ジックリと構えて一発で奥襟を狙ってこようとする相手に、ジャブのように手を出すだけで襟をつかもうとしない展開。結局は開始1分26秒と、2分06秒に両者が“指導”を取られたあと、谷だけが“指導”を受けるという形になってしまったのだ。見様によれば両者“指導”でもおかしくない状況ではあったが、タイミングを計って奥襟を取ろうとするドゥミトルに対し、谷が組もうとしなかったと見られても仕方ない展開だった。
8月9日、女子柔道の谷亮子は準決勝で敗れ、銅メダルを獲得。写真は3位決定戦で勝利後の谷 【Photo:ロイター】
「組際に勝負をかけるのは得意だが、長い間組んで勝負するタイプではない。(北京五輪代表選考会の)体重別選手権では、長く組んでしまって山岸絵美に敗れたが、外国選手もその試合を研究して狙ってくるかもしれない」
その評価を考えれば、谷は自分の得意とする組際の勝負に固執するあまり、守りの柔道になってしまったということも考えられる。
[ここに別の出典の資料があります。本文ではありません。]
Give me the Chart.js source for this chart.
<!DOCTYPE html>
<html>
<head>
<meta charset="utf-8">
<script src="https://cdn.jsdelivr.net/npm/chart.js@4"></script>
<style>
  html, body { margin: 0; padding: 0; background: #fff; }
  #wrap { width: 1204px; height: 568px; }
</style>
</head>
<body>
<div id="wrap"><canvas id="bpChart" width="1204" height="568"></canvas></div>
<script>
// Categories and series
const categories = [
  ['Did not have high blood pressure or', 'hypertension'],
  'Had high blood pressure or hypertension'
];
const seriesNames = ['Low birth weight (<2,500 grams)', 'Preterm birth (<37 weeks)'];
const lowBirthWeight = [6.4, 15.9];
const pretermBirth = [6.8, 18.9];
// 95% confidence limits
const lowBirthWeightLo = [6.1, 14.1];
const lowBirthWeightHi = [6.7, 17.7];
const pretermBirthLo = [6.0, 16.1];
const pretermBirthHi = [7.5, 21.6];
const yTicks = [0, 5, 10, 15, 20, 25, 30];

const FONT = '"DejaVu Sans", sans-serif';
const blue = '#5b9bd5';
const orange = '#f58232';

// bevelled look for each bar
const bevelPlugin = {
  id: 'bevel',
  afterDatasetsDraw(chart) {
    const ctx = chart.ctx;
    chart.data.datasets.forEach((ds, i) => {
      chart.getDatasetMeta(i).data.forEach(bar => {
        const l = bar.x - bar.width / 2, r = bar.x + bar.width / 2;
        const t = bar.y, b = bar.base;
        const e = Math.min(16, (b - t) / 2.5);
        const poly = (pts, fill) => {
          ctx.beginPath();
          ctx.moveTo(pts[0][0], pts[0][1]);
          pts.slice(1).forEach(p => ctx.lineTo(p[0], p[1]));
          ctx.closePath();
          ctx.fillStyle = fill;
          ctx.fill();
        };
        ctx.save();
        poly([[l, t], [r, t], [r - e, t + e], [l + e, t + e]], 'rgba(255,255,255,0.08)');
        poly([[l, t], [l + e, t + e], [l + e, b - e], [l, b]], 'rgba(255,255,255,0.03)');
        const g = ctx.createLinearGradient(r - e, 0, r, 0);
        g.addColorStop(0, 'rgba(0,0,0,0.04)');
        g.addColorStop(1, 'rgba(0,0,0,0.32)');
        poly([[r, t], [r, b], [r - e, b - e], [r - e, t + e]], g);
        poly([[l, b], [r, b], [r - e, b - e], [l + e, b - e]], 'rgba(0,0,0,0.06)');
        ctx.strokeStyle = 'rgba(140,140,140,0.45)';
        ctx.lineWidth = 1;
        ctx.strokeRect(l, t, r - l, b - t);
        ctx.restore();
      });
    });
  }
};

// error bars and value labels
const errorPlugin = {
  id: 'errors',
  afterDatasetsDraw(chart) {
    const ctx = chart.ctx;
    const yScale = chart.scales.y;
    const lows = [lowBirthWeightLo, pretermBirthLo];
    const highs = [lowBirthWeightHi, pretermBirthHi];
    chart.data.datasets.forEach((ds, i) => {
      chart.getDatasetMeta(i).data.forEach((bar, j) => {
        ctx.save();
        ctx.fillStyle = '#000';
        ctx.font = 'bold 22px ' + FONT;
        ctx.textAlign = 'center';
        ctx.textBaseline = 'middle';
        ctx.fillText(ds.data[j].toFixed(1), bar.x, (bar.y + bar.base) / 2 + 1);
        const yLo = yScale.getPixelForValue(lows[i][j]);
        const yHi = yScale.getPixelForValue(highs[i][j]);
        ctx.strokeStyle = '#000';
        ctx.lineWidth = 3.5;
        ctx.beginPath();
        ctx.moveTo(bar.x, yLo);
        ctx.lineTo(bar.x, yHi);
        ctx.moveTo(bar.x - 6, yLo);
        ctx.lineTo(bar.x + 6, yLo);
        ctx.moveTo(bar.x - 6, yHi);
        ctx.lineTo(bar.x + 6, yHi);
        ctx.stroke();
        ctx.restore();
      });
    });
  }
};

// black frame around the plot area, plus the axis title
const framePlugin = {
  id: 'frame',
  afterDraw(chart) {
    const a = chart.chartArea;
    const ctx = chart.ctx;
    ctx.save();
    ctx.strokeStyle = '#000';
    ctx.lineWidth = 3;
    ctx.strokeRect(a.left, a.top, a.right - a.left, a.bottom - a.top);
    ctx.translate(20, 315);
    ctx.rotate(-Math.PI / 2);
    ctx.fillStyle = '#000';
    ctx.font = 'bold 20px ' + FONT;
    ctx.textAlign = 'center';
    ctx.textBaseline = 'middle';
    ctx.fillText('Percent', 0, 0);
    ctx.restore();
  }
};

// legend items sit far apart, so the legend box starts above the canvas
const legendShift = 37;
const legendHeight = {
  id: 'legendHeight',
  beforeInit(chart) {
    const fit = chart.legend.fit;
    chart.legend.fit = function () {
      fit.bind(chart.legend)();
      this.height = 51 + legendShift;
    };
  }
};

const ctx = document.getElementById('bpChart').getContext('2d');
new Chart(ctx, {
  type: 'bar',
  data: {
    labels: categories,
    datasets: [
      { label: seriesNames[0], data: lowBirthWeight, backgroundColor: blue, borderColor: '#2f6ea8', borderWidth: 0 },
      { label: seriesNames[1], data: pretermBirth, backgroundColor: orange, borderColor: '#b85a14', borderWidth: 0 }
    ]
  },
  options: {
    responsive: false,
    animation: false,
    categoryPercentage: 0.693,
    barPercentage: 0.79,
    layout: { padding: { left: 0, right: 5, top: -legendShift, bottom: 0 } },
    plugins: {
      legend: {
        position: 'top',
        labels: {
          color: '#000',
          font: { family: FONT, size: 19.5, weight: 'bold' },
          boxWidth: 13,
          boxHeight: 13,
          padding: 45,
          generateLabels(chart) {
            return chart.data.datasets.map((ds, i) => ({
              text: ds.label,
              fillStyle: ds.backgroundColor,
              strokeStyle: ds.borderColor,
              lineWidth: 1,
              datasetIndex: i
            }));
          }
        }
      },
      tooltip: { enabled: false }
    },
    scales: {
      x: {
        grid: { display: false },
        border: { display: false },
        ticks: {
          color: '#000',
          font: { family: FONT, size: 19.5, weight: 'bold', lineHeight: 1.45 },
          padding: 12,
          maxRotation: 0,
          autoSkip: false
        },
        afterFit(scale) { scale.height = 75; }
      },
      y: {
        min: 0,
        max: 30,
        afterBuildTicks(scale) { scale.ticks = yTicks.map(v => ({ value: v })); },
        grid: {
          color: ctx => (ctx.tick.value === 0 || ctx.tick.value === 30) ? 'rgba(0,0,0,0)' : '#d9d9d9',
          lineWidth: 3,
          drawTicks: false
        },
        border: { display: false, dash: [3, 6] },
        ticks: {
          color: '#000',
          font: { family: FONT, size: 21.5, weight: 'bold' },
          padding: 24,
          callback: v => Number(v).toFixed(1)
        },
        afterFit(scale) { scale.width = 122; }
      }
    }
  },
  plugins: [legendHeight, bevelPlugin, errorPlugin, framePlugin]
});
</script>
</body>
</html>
彼女の敗因は、思い切って攻めることを躊躇(ちゅうちょ)したからなのだろう。
だが、彼女が本領を発揮したのはその敗戦からだった。
「気持を切り替えるというより、メダルを獲得するという気持だけだったので」
こう話す3位決定戦は、自分からリュドミラ・ボグダノワ(ロシア)の襟を取りにいき、掛け逃げ気味の技を出す相手を開始2分27秒でとらえ、払い腰で一本勝ちしたのだ。狙っていた3連覇が途絶えて気落ちしてもおかしくない状況での攻めまくる柔道。それは彼女のメダルに対する執念と、自分に課せられた責任を果たさなくてはいけないという義務感の現れだろう。銅メダルに終わったとはいえ、彼女は最後の最後に“谷亮子らしさ”を見せてくれたといえる。
けがの平岡、王座継承ならず
「試合の流れを自分のものにできなかったのが敗因です。相手を見てしまって攻めが遅かった」
と反省するが、結局は空回りをして“指導”1を受けての1回戦敗退。彼らしさの片りんを見せる場もなく初五輪を終えてしまった。
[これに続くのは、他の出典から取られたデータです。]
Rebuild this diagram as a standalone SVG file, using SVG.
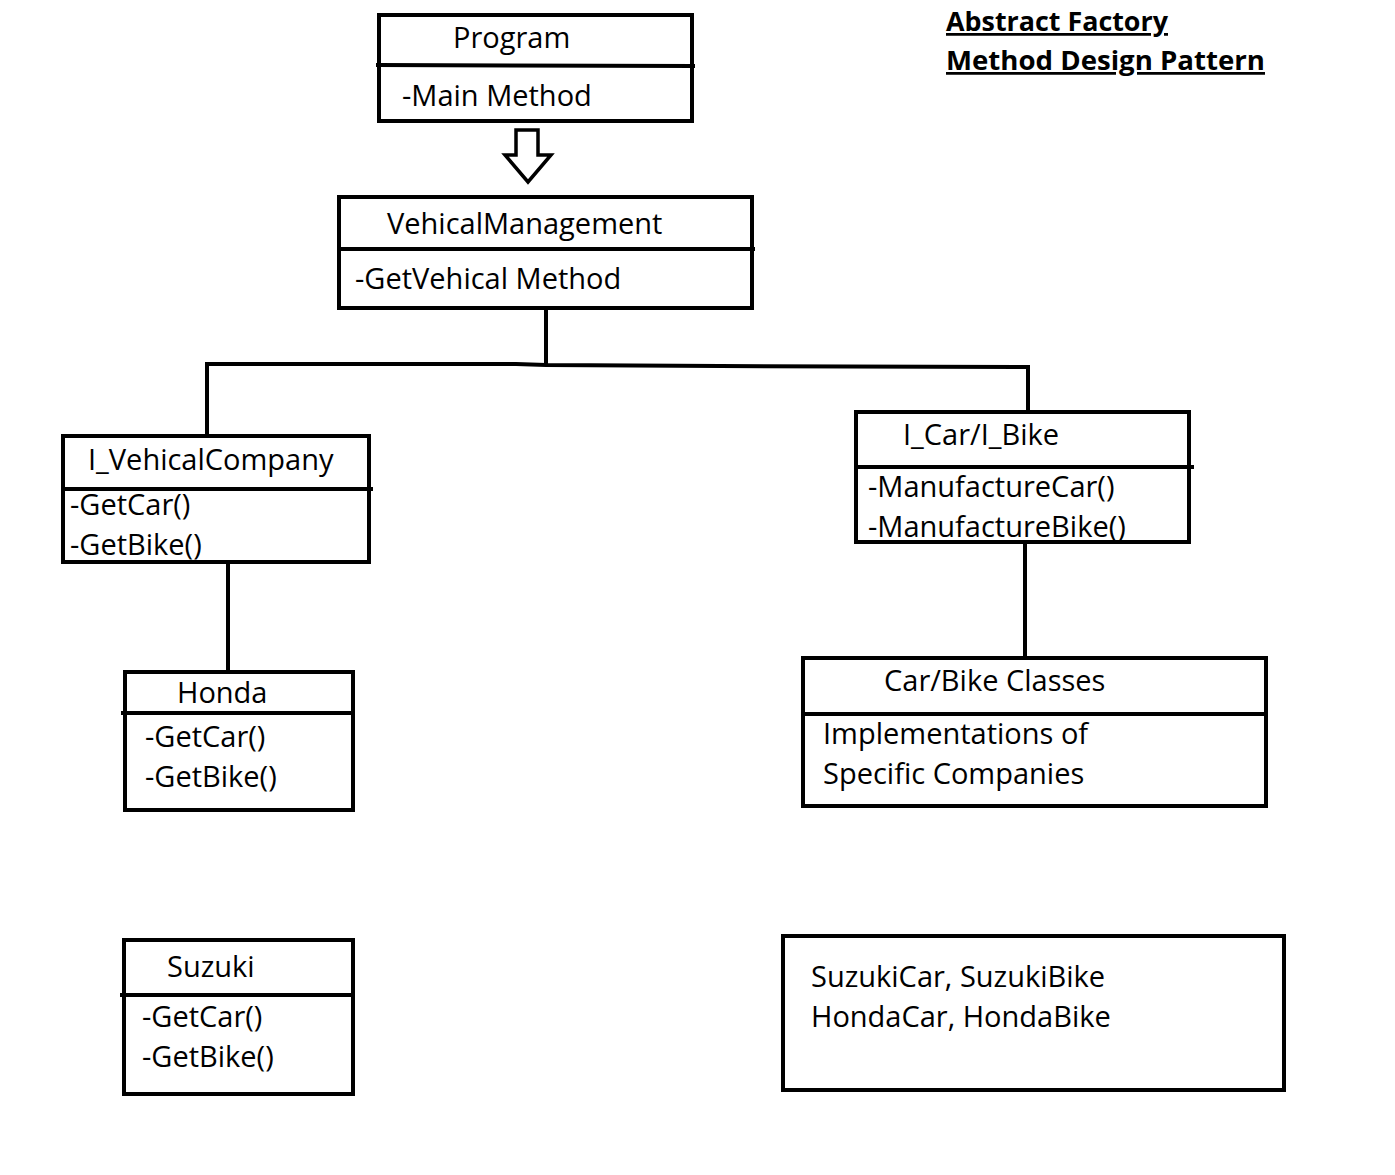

彼は8月7日の記者会見でも、並んだ選手の中でひとりだけ硬い表情をしていたのが気になっていた。抱えてしまったひざの故障も、普通の大会なら難なく乗り越えられたものだろう。だが五輪となると、「自分が万全で臨めない」という思いは、自分の想像以上に膨らんでしまうものだ。そんな危機をバネにして集中力に変えていくということも、初出場だった彼には難しいことだっただろう。彼にとっては1回戦負けという結果以上に、それまでの過程の苦しみが貴重な経験になるはずだ。
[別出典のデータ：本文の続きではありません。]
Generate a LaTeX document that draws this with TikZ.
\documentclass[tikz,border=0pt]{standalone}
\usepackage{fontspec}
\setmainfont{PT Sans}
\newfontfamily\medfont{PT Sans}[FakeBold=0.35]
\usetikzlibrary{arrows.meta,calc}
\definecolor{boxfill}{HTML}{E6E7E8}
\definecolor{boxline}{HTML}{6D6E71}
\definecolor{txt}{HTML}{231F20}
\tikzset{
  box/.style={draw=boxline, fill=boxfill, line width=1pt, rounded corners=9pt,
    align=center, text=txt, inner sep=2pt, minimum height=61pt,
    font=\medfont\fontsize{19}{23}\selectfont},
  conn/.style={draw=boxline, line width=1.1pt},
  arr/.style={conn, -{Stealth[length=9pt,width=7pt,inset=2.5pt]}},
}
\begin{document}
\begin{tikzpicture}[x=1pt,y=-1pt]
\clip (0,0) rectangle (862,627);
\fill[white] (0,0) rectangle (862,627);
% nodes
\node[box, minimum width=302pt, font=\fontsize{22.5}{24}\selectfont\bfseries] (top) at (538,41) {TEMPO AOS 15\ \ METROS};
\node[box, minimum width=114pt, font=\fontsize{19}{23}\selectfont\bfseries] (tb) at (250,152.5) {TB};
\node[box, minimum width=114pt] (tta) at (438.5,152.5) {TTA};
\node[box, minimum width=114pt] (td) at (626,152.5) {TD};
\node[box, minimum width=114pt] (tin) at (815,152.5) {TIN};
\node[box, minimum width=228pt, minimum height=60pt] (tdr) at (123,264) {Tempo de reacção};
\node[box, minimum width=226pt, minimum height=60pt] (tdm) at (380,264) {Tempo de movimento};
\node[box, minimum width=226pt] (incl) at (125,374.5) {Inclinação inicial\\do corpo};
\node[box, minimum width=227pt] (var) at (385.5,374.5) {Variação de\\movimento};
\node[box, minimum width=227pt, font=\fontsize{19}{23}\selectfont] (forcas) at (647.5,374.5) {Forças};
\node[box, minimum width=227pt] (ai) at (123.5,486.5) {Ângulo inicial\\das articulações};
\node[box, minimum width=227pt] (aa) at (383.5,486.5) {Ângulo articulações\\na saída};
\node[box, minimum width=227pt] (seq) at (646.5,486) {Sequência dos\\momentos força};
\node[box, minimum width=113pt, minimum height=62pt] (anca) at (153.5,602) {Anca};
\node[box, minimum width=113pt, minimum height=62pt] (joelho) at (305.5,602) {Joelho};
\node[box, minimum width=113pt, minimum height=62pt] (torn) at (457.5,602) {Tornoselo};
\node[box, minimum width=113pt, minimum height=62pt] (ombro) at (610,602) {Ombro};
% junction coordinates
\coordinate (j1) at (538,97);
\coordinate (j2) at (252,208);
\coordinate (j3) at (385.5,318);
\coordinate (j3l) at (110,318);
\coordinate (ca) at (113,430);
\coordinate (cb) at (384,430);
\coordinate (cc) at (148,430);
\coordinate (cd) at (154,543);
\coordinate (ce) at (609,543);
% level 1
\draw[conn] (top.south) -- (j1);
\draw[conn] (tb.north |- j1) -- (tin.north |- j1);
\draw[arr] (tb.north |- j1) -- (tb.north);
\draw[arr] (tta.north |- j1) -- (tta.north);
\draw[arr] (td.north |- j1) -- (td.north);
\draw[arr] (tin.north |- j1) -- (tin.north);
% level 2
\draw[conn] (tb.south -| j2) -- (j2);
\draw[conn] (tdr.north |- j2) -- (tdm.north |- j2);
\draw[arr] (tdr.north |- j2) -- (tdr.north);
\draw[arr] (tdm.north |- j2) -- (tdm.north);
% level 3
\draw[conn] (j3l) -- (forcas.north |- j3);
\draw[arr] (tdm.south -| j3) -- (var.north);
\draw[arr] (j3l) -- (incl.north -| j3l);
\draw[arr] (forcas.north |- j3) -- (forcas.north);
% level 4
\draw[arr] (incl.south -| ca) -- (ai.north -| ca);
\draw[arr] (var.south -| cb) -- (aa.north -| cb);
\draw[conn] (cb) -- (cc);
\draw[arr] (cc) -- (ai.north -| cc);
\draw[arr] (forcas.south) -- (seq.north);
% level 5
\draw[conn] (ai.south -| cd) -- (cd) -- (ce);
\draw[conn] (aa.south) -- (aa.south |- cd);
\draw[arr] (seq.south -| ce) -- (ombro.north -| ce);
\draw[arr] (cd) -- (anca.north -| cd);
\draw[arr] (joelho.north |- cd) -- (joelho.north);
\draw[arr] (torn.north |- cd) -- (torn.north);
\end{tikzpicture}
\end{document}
昨年の世界選手権での五輪実施階級は谷亮子の金メダル1個に終わり、厳しい戦いが予想されていた日本柔道。競技初日で流れに乗り損ねたチームの中で、カンフル剤となる選手の活躍を期待するしかない。そのヒーロー、ヒロインがいつ登場するかで、北京の日本柔道の結果は大きく変わってくる。